Here it is, Jonas 11. WOO - FUCKING - HOO. Its out, its out, its
out!@^*!$%^

Nothing much is news-worthy with Jonas. Oh yeah, Jonas is taking an
indefinate leave of absence for alittle while.

You heard it, bitch. On your back, no excuses.

Um. Yeah. Basically, what I'm saying, is that Jonas won't be out
for awhile. SO DON'T BUG ME FOR IT (cough time killer cough. :>)

Um. Here's the reason.

I'm becoming a real 'zine. Yup. I'm becoming a paper 'zine,
jeah!@#

Hopefully. I need the money, so I can get a Post Office Box (I
don't want you sickos having my home address (181 Ridgemount Drive, Salt
Lake City, UT). I also need a legitamate internet account, too. :>

Anyway, as far as the paper Jonas goes, I'll be releasing a
information file before the end of September regarding the future.

As far as real news for this month:

o. Belial <Blade/Cripple> did us two Articles, and an ascii.

o. Also, Lucifer <Blade> did us a few radIk0w asciis.

o. I had a few sites, but like, um, I forget them.

o. EDICIUS IS YOUR LOVE GOD. OH YES. OH YES. OH YES.

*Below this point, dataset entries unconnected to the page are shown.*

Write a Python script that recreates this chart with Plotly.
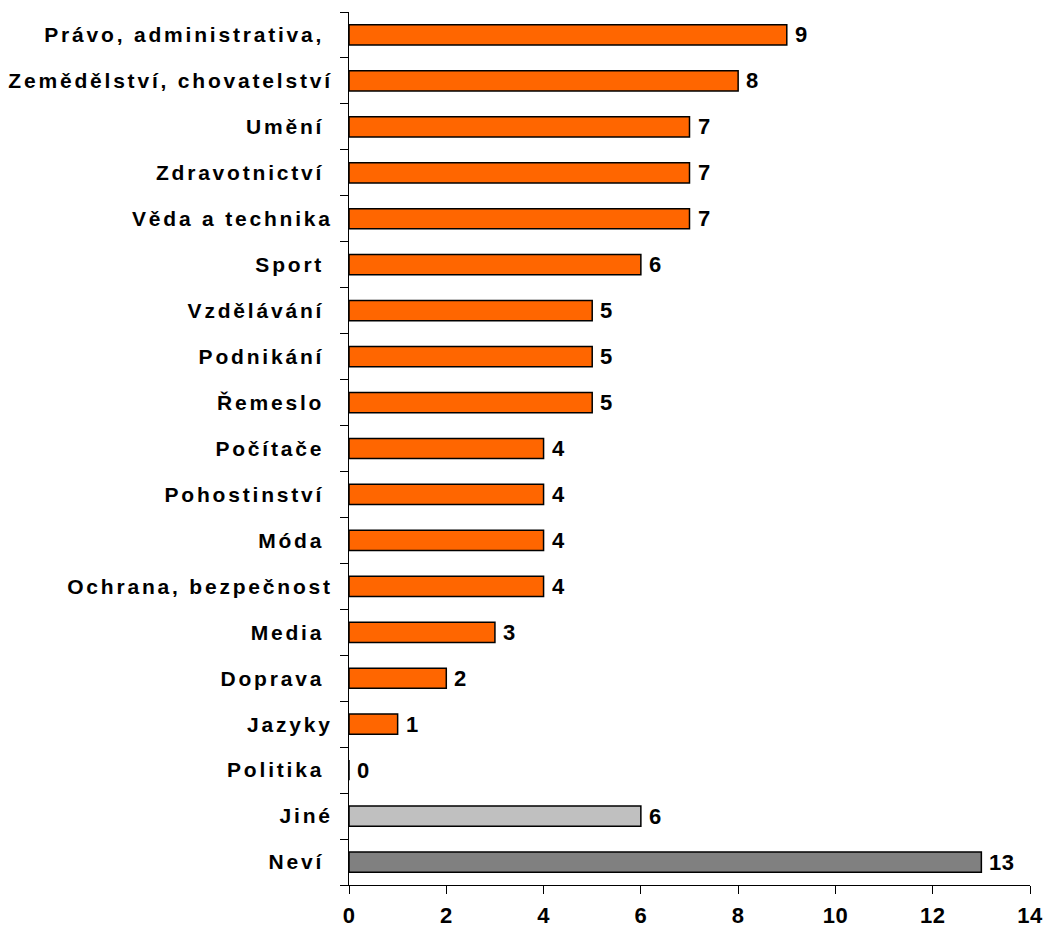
import plotly.graph_objects as go

categories = ["Právo, administrativa, ", "Zemědělství, chovatelství", "Umění ", "Zdravotnictví ",
              "Věda a technika", "Sport ", "Vzdělávání ", "Podnikání ", "Řemeslo ", "Počítače ",
              "Pohostinství ", "Móda ", "Ochrana, bezpečnost", "Media ", "Doprava ", "Jazyky",
              "Politika ", "Jiné", "Neví "]
values = [9, 8, 7, 7, 7, 6, 5, 5, 5, 4, 4, 4, 4, 3, 2, 1, 0, 6, 13]
colors = ["#FF6600"] * 17 + ["#C0C0C0", "#808080"]
x_ticks = [0, 2, 4, 6, 8, 10, 12, 14]

font_family = "Liberation Sans, Arial, sans-serif"


def spaced(s, px):
    return f'<span style="letter-spacing:{px}px">{s}</span>'


fig = go.Figure(go.Bar(
    x=values,
    y=categories,
    orientation="h",
    marker=dict(color=colors, line=dict(color="#000000", width=1.5)),
    cliponaxis=False,
))

for v, c in zip(values, categories):
    fig.add_annotation(
        x=v, y=c, xref="x", yref="y",
        text=spaced(str(v), 0.5),
        showarrow=False, xanchor="left", yanchor="middle",
        xshift=6, yshift=0,
        font=dict(family=font_family, size=22, color="#000000", weight="bold"),
    )

fig.update_layout(
    width=1046, height=930,
    margin=dict(l=349, r=16, t=12, b=45),
    plot_bgcolor="white", paper_bgcolor="white",
    bargap=0.56,
    showlegend=False,
    font=dict(family=font_family, size=18, color="#000000"),
)
fig.update_yaxes(
    autorange="reversed",
    automargin=False,
    tickson="boundaries",
    tickvals=categories,
    ticktext=[spaced(c, 2.8) for c in categories],
    ticks="outside", ticklen=8, tickcolor="#000000",
    showline=True, linecolor="#000000", linewidth=1,
    showgrid=False,
    tickfont=dict(family=font_family, size=21, color="#000000", weight="bold"),
    ticklabelstandoff=11,
)
fig.update_xaxes(
    range=[0, 14],
    automargin=False,
    tickvals=x_ticks,
    ticktext=[spaced(str(t), 0.5) for t in x_ticks],
    ticks="outside", ticklen=8, tickcolor="#000000",
    showline=True, linecolor="#000000", linewidth=1,
    showgrid=False, zeroline=False,
    tickfont=dict(family=font_family, size=22, color="#000000", weight="bold"),
    ticklabelstandoff=3,
)

fig.write_html("out.html", config={"displayModeBar": False},
               post_script="document.body.style.margin='0';document.body.style.overflow='hidden';")
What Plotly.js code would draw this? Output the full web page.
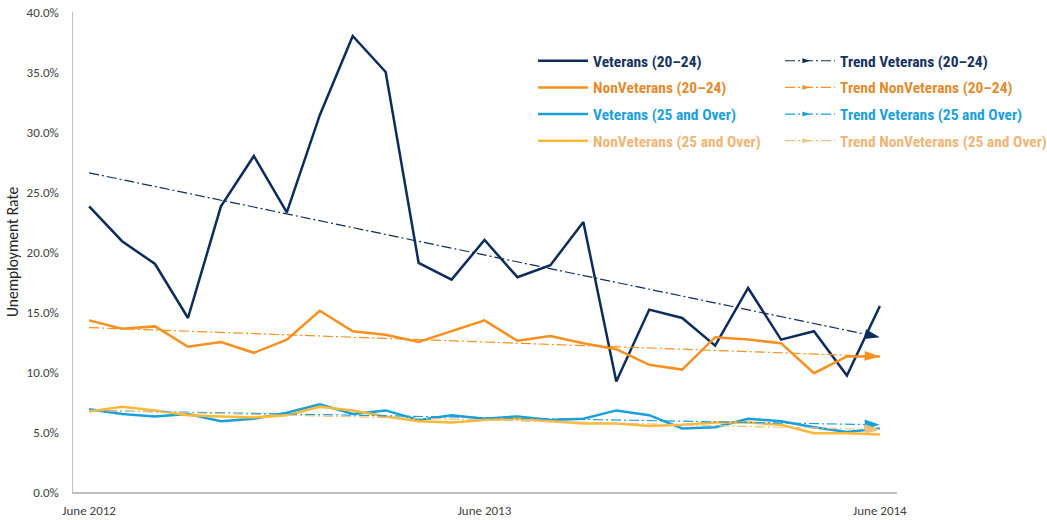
<!DOCTYPE html>
<html>
<head>
<meta charset="utf-8">
<script src="https://cdn.plot.ly/plotly-3.0.1.min.js"></script>
<style>html,body{margin:0;padding:0;background:#fff;}#chart{width:1047px;height:520px;}</style>
</head>
<body>
<div id="chart"></div>
<script>
const months = ["June 2012","July 2012","Aug 2012","Sep 2012","Oct 2012","Nov 2012","Dec 2012",
  "Jan 2013","Feb 2013","Mar 2013","Apr 2013","May 2013","June 2013","July 2013","Aug 2013",
  "Sep 2013","Oct 2013","Nov 2013","Dec 2013","Jan 2014","Feb 2014","Mar 2014","Apr 2014",
  "May 2014","June 2014"];
const xTickLabels = ["June 2012","June 2013","June 2014"];
const yTickVals = [0,5,10,15,20,25,30,35,40];
const yTickLabels = ["0.0%","5.0%","10.0%","15.0%","20.0%","25.0%","30.0%","35.0%","40.0%"];

const vet2024 = [23.8,20.9,19.0,14.5,23.8,28.0,23.3,31.4,38.0,35.0,19.1,17.7,21.0,17.9,18.9,22.5,9.2,15.2,14.5,12.2,17.0,12.7,13.4,9.7,15.5];
const nonVet2024 = [14.3,13.6,13.8,12.1,12.5,11.6,12.7,15.1,13.4,13.1,12.5,13.4,14.3,12.6,13.0,12.4,11.9,10.6,10.2,12.9,12.7,12.4,9.9,11.3,11.3];
const vet25 = [6.9,6.5,6.3,6.5,5.9,6.1,6.6,7.3,6.5,6.8,6.0,6.4,6.1,6.3,6.0,6.1,6.8,6.4,5.3,5.4,6.1,5.9,5.4,5.0,5.3];
const nonVet25 = [6.7,7.1,6.8,6.4,6.3,6.2,6.4,7.1,6.8,6.3,5.9,5.8,6.0,6.1,5.9,5.7,5.7,5.5,5.6,5.8,5.8,5.6,4.9,4.9,4.8];

const trendX = ["June 2012","June 2014"];
const trendVet2024 = [26.6,12.9];
const trendNonVet2024 = [13.7,11.3];
const trendVet25 = [6.8,5.6];
const trendNonVet25 = [6.8,5.2];

const C = {
  navy:'#0C2D5B', navyT:'#16325E',
  orange:'#F7901E', orangeT:'#E38B2F',
  blue:'#1A9FDB', blueT:'#1B9FDD',
  gold:'#FDB934', goldTrend:'#F3BE7C', goldT:'#EFB577'
};

function span(col, txt){ return '<span style="color:'+col+'">'+txt+'</span>'; }

function main(y, col, txtCol, name, rank){
  return {x: months, y: y, type:'scatter', mode:'lines', name: span(txtCol, name),
    line:{color: col, width:2.5}, legend:'legend', legendgroup:'m'+rank, legendrank: rank, hoverinfo:'y'};
}
function trend(y, col, txtCol, name, rank){
  return {x: trendX, y: y, type:'scatter', mode:'lines+markers', name: span(txtCol, name),
    line:{color: col, width:1.2, dash:'10px,3px,2px,3px'},
    marker:{symbol:'arrow', angleref:'previous', size:[0,16], color: col, opacity:1, line:{width:0}},
    legend:'legend2', legendgroup:'t'+rank, legendrank: rank, hoverinfo:'y'};
}

const data = [
  main(vet2024, C.navy, C.navyT, 'Veterans (20–24)', 1),
  main(nonVet2024, C.orange, C.orangeT, 'NonVeterans (20–24)', 2),
  main(vet25, C.blue, C.blueT, 'Veterans (25 and Over)', 3),
  main(nonVet25, C.gold, C.goldT, 'NonVeterans (25 and Over)', 4),
  trend(trendVet2024, C.navy, C.navyT, 'Trend Veterans (20–24)', 1),
  trend(trendNonVet2024, C.orange, C.orangeT, 'Trend NonVeterans (20–24)', 2),
  trend(trendVet25, C.blue, C.blueT, 'Trend Veterans (25 and Over)', 3),
  trend(trendNonVet25, C.goldTrend, C.goldT, 'Trend NonVeterans (25 and Over)', 4)
];

const legendFont = {family:'"Liberation Sans Narrow", "Roboto Condensed", Roboto, sans-serif', size:15.5, weight:'bold'};
const layout = {
  width:1047, height:520,
  margin:{l:73, r:150, t:12, b:28, autoexpand:false},
  paper_bgcolor:'#fff', plot_bgcolor:'#fff',
  font:{family:'Carlito, Lato, sans-serif', size:13, color:'#404040'},
  showlegend:true,
  legend:{x:0.5583, y:0.933, xanchor:'left', yanchor:'top', itemwidth:50,
    traceorder:'grouped', tracegroupgap:3.5, font:legendFont, bgcolor:'rgba(0,0,0,0)'},
  legend2:{x:0.858, y:0.933, xanchor:'left', yanchor:'top', itemwidth:50,
    traceorder:'grouped', tracegroupgap:3.5, font:legendFont, bgcolor:'rgba(0,0,0,0)'},
  xaxis:{type:'category', categoryorder:'array', categoryarray: months,
    range:[-0.49, 24.52], tickvals: xTickLabels, ticktext: xTickLabels,
    showgrid:false, zeroline:false, showline:true, linecolor:'#BFBFBF', linewidth:1.5,
    ticks:'', ticklabelstandoff:6, tickfont:{size:13, color:'#404040'}},
  yaxis:{range:[0,40], tickmode:'array', tickvals: yTickVals, ticktext: yTickLabels,
    showgrid:false, zeroline:false, showline:true, linecolor:'#BFBFBF', linewidth:1.5,
    ticks:'', ticklabelstandoff:10, tickfont:{size:13, color:'#404040'},
    title:{text:'Unemployment Rate', font:{size:15.5, color:'#262626'}, standoff:4}}
};

Plotly.newPlot('chart', data, layout, {displayModeBar:false, staticPlot:true});
</script>
</body>
</html>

Read the 'zine, enlighten yourself, and drink Pepsi (c).

edicius.
jonas vmb @ 800/314/8885::585.

//02Edicius' Editorial (Edicius)
From masturbate.at.the.jonas.org<y>!edicius Mon Sep 4 13:04:49 1995
Return-Path: <edicius@masturbate.at.the.jonas.org>
Recieved: by masturbate.at.the.jonas.org (5.61 / 25)
id AA01437; Mon, 4 Sep 95 13:02:12 -0500
Date: Mon, 4 Sep 95 13:02:12 -0500
From: edicius@masturbate.at.the.jonas.org <RIDE ME ALL NITE LONG EDI>
Message-Id: <9509040808.AA01437@masturbate.at.the.jonas.org>
Aparently-To: sandyb@aol.com
Cc: mogel@hoe.org, willyc@whitehouse.gov, jgoleb@injersey.com
Status: 0

One day, April 1st, 1995, to be exact, I was bored. (Well, not just
on this day, but follow me here.) I looked around at all the different
'zines around. Back then, I was involved with the ansi art scene alittle
more then I am now. I looked at Infinity, I looked at Bitchslap, I
looked at Undergrown. I also looked at Hoe, cDc, and all the other poppa
'zines out there.
I said to myself, "Tom, you too can achieve fame, fortune, and asian
girls in bikinis if you make your own electronic magizine."
So, I sat down, wrote an article or two, drew up some asciis, and
boom, "Bee-Gee" Issue One was almost done.

[----]

WAIT A FUCKING SECOND EDI. BEE GEE?

Yes, "Bee-Gee". I _almost_ named my magizine Bee-Gee, after the
infamous 70's group. I got bored, and didn't feel like working on it
anymore. So I scraped the whole thing. Sorta.
The next day, a typical Saturday night for me, I sat down, and
around eight o'clock, I started work on Jonas. I used some of the stuff
I had from the night before, drew new asciis, and finished the coding.
I released an issue that night, about 5 hours after I originially
started working on it. (Deeply Disturbed (I think it was DeepStah) put
out some magizine that he said was done in 5 hours. HAH. JONAS COPY
CAT.)
The reviews of the 'zine were very mixed. So, I put out an issue
the next day (Sunday), about 12 hours after I released issue one, and
then, I released issues 3 and 4 the next weekend.

[----]

"Is your main objective to be a simple magizine, or are you just an
inexperienced coder looking for fun?" -- Asphixia.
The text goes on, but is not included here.